I saw
hundreds of these cases in the 3rd Canadian casualty clearing station
on the coast, and there were thousands all along our front. At Oast
Dunkerque, near Nieuport, I had a whiff of it, and was conscious of a
burning sensation about the lips and eyelids, and for a week afterward
vomited at times, and was scared by queer flutterings of the heart
which at night seemed to have but a feeble beat. It was enough to "put
the wind up." Our men dreaded the new danger, so mysterious, so
stealthy in its approach. It was one of the new plagues of war.
V
The battle of Flanders began round Ypres on July 31st, with a greater
intensity of artillery on our side than had ever been seen before in
this war in spite of the Somme and Messines, when on big days of
battle two thousand guns opened fire on a single corps front. The
enemy was strong also in artillery arranged in great groups, often
shifting to enfilade our lines of attack.
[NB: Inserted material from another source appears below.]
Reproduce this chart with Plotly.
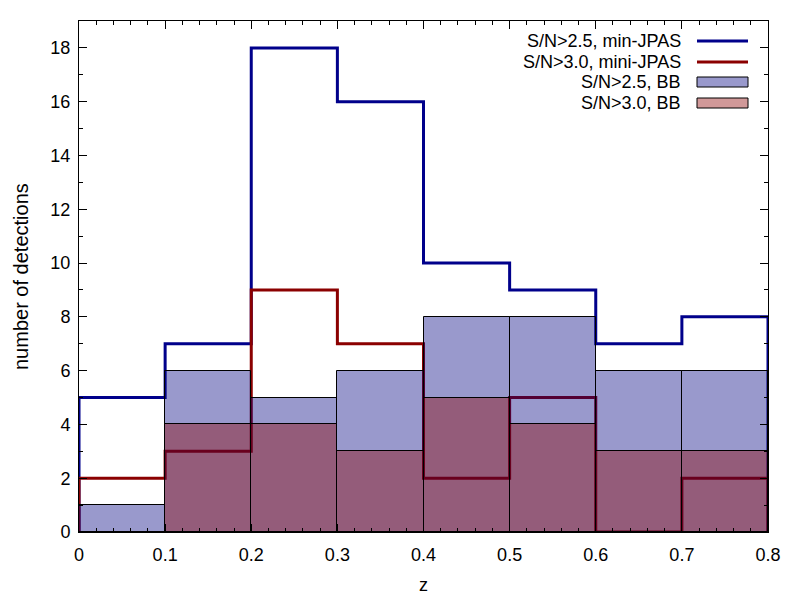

The natural strength of his
position along the ridges, which were like a great bony hand
outstretched through Flanders, with streams or "beeks," as they are
called, flowing in the valleys which ran between the fingers of that
clawlike range, were strengthened by chains of little concrete forts
or "pill-boxes," as our soldiers called them, so arranged that they
could defend one another by enfilade machine-gun fire.